Via the Peoria Journal Star, Dr. John Carroll has another powerful post: Haitian Pornography. Excerpt:
Amy Wilentz's new book is titled “Farewell, Fred Voodoo”. In her book Wilentz writes that visitors to Haiti, including herself, tend to be guilty of writing about or photographing Haitians in their despair. She calls this "pornography" when we write about or photograph poor Haitians for its shock value. And the Haitian subject usually never knows what becomes of their story or photo. They hardly ever benefit in any meaningful way.
I agree that this is some form of pornography. But if the story or the photograph may spur someone to do something good for the person or for Haiti, I rationalize that it may be less pornographic.
I have found myself in the same spot that Wilentz describes in Haiti many times in 30 years. And I have asked myself: Why am I here? Should I be here? Do I have any right to be here? Am I doing any good to be here and to document what I am seeing?
I realize I am different than the Haitian I am examining or interviewing or photographing in that I can leave Haiti anytime. Wilentz says that poverty is not so bad when you can “snap your fingers” and it comes to an end. In other words we can go home when we have had our fill. But Haitians cannot go home when they’ve had their fill. They ARE home. Most are condemned to live here forever.
Living in Haiti should be wonderful, like the Arawak Indians found it to be centuries ago.
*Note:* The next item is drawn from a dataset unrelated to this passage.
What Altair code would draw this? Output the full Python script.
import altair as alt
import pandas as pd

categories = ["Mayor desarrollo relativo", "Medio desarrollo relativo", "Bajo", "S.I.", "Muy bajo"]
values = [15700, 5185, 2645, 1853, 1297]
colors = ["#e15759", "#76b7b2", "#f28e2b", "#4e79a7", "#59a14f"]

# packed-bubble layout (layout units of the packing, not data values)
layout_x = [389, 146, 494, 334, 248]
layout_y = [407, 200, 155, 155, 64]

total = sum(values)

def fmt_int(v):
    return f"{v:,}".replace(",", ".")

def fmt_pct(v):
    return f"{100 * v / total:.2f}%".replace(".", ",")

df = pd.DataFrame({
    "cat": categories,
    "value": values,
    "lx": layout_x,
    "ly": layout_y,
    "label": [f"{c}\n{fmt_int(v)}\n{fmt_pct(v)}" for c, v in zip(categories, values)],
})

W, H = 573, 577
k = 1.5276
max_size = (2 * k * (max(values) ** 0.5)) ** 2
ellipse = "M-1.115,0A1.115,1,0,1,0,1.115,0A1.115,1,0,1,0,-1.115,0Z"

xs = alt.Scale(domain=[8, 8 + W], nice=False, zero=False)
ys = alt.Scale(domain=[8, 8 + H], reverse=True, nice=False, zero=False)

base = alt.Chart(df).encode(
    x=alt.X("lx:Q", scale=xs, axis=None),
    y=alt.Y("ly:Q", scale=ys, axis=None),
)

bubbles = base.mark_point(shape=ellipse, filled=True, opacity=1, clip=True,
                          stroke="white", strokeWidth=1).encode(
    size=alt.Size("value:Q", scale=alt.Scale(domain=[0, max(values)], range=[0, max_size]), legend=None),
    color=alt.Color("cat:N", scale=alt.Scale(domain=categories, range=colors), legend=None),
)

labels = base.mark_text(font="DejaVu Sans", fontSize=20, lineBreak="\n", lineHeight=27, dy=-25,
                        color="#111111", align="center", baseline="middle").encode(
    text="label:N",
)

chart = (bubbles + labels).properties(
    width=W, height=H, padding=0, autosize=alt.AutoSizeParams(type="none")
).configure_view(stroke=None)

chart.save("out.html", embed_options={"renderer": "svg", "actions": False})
But the Arawaks lived with dignity and most Haitians do not. Haitian roofs leak and their kids hair is orange and they vomit worms. And so a million Haitians, give or take a few hundred thousand, have left Haiti with visas or on creaking boats. Many have made it big but many are cleaning bathrooms in South Florida airports and hotels. They do the undignified work we won’t do.
Yesterday I was approached at St. Catherine Laboure Hospital in Cite Soleil by a thin man who was walking with a woman. He had the requisite IV in his arm. Haitians firmly believe that getting IV fluid is good for what ails you and it frequently is.
He politely said hello and came over and sat down next to me on the wooden bench in the courtyard of the hospital. He told me his name is Pierre and that he is from a little village named Lilavois located on the outskirts of Port-au-Prince. He said that he had been a carpenter until he got too weak to work. And then he started telling me his medical problems.Please read his whole post. In my own way, I wrestle with the same issue: Is my blog just a form of disaster porn, providing agreeable thrills to safe, well-fed, healthy people with a fast online connection? I feel that especially when I see my traffic spike, as it did when the Bopha/Pablo storm hit the Philippines, and just the other day after the Solomon Islands earthquake.
Like John, perhaps I'm rationalizing, but I know that much of that traffic is from healthcare experts and government agencies that really can do something about the natural and public-health disasters I post about. Others have friends or family in hot-zone countries.
And finally, I hope my posts, like John's, bear some kind of witness to the suffering they report—suffering that the rest of the world should not ignore.